(Records from a collection)
★ ★ ★ ★

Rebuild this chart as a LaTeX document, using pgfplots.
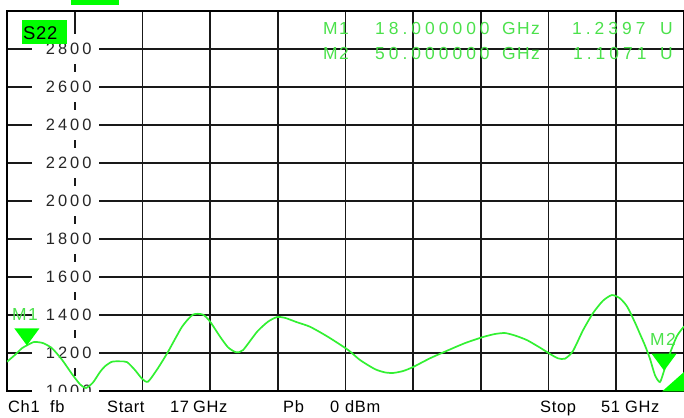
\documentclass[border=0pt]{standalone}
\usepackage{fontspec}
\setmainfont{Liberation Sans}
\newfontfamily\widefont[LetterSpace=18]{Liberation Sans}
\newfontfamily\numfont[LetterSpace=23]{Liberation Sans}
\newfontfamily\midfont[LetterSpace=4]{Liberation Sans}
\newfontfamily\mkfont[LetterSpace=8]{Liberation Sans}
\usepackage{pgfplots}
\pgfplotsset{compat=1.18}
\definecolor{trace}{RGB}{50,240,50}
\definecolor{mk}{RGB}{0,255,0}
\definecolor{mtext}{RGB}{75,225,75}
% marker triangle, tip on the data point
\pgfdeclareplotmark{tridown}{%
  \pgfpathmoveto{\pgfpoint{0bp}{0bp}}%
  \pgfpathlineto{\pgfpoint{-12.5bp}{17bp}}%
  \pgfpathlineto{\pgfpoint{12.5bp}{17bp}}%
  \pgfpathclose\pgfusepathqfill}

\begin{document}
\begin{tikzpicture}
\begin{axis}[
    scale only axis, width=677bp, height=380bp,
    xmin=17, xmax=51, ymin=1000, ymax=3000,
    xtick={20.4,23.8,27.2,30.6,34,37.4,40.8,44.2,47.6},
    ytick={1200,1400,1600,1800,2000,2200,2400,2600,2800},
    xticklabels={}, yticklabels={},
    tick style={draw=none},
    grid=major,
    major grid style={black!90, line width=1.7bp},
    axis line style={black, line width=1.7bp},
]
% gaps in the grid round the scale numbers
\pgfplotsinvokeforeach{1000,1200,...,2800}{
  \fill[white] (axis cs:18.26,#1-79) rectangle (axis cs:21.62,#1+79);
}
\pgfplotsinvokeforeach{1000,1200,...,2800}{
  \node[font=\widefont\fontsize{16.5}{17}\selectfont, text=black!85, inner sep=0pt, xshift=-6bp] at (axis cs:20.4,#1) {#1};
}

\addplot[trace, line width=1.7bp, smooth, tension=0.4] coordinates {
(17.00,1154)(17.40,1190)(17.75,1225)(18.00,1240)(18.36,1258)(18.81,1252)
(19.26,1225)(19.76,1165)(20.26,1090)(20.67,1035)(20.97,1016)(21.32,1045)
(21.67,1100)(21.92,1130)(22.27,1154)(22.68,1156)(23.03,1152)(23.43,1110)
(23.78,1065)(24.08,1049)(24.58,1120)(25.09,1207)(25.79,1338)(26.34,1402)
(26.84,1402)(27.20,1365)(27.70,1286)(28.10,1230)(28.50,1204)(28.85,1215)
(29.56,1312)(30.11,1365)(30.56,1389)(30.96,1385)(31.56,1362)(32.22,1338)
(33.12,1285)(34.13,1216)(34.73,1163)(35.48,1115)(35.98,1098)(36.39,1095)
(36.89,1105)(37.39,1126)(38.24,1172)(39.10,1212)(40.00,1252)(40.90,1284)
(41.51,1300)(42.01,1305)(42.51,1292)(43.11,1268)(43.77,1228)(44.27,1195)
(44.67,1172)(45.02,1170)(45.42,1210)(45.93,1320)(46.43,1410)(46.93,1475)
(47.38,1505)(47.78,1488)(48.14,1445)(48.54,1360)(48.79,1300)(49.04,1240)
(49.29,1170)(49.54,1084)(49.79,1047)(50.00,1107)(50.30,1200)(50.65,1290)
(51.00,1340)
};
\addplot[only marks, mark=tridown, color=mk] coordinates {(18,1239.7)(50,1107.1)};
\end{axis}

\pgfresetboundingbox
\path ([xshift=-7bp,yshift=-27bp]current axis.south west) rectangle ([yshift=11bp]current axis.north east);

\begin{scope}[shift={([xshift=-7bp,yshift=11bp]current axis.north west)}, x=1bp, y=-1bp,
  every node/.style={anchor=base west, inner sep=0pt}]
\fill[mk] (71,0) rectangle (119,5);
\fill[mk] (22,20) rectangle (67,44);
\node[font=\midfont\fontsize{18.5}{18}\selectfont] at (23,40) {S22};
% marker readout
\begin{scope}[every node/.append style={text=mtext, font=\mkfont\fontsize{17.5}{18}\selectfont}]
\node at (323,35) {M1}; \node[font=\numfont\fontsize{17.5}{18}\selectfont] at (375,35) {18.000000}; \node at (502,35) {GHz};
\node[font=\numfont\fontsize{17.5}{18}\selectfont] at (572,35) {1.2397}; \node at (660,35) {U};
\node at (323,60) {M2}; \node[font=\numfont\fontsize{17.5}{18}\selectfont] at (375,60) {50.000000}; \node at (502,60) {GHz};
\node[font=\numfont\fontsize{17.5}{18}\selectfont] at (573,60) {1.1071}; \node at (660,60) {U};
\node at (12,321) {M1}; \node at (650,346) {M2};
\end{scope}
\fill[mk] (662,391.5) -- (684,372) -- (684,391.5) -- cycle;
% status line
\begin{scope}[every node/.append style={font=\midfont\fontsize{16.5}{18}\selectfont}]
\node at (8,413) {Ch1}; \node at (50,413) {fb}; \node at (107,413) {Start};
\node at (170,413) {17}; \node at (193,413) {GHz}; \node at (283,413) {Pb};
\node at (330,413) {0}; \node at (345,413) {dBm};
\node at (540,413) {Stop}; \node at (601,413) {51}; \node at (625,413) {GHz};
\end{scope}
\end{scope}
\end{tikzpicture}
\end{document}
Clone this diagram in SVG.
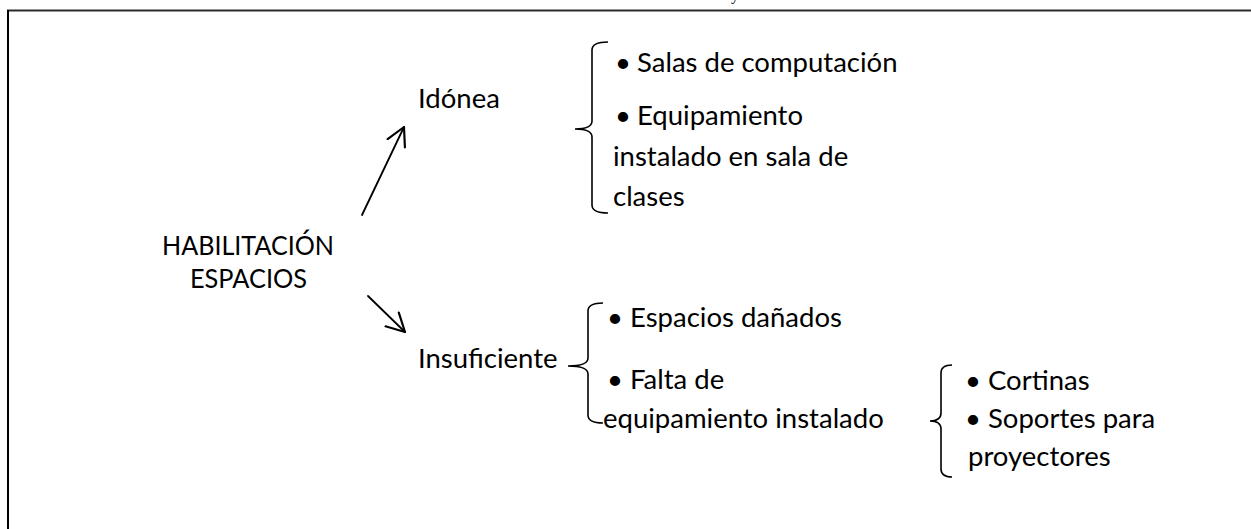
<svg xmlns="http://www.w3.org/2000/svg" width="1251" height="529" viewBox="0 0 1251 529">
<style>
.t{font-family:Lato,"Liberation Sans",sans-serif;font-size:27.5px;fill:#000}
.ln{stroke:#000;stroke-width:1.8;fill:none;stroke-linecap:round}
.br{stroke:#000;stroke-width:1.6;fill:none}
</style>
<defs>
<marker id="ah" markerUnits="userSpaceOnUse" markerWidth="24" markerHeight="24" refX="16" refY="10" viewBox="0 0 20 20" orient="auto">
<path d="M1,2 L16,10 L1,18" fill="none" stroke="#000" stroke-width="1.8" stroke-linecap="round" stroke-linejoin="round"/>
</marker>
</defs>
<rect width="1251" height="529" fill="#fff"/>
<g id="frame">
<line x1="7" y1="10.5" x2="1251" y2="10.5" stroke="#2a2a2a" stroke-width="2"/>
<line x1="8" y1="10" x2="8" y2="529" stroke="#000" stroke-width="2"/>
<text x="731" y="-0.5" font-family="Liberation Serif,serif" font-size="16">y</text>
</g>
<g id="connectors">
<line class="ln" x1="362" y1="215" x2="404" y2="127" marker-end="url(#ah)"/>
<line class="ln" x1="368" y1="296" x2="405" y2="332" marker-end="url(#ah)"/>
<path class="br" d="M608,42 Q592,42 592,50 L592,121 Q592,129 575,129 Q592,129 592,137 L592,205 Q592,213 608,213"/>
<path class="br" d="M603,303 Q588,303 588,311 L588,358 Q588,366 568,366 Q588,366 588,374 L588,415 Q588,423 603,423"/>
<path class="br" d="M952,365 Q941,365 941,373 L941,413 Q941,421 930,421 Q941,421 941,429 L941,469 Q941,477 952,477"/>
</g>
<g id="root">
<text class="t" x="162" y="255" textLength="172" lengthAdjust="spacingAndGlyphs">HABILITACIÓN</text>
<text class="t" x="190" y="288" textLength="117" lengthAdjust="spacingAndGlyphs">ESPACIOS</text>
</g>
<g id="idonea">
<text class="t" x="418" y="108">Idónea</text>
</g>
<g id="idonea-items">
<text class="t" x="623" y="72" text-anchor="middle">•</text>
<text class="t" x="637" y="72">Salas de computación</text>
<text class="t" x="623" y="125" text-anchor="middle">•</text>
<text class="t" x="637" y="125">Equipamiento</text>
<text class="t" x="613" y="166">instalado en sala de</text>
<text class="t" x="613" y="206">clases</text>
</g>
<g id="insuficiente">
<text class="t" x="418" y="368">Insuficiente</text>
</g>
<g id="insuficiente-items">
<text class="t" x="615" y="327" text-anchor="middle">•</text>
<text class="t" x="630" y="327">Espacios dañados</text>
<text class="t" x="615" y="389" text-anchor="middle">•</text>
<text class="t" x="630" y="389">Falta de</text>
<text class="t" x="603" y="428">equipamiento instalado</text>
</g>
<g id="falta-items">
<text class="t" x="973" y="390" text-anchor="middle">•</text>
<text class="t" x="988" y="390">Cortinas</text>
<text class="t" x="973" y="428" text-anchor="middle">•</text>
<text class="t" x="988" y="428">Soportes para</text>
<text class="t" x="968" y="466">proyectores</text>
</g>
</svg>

★ ★ ★ ★

How many lines in the listing above contain "this"? Answer with the number alone.

> _FINISHED EXERCISE_:
2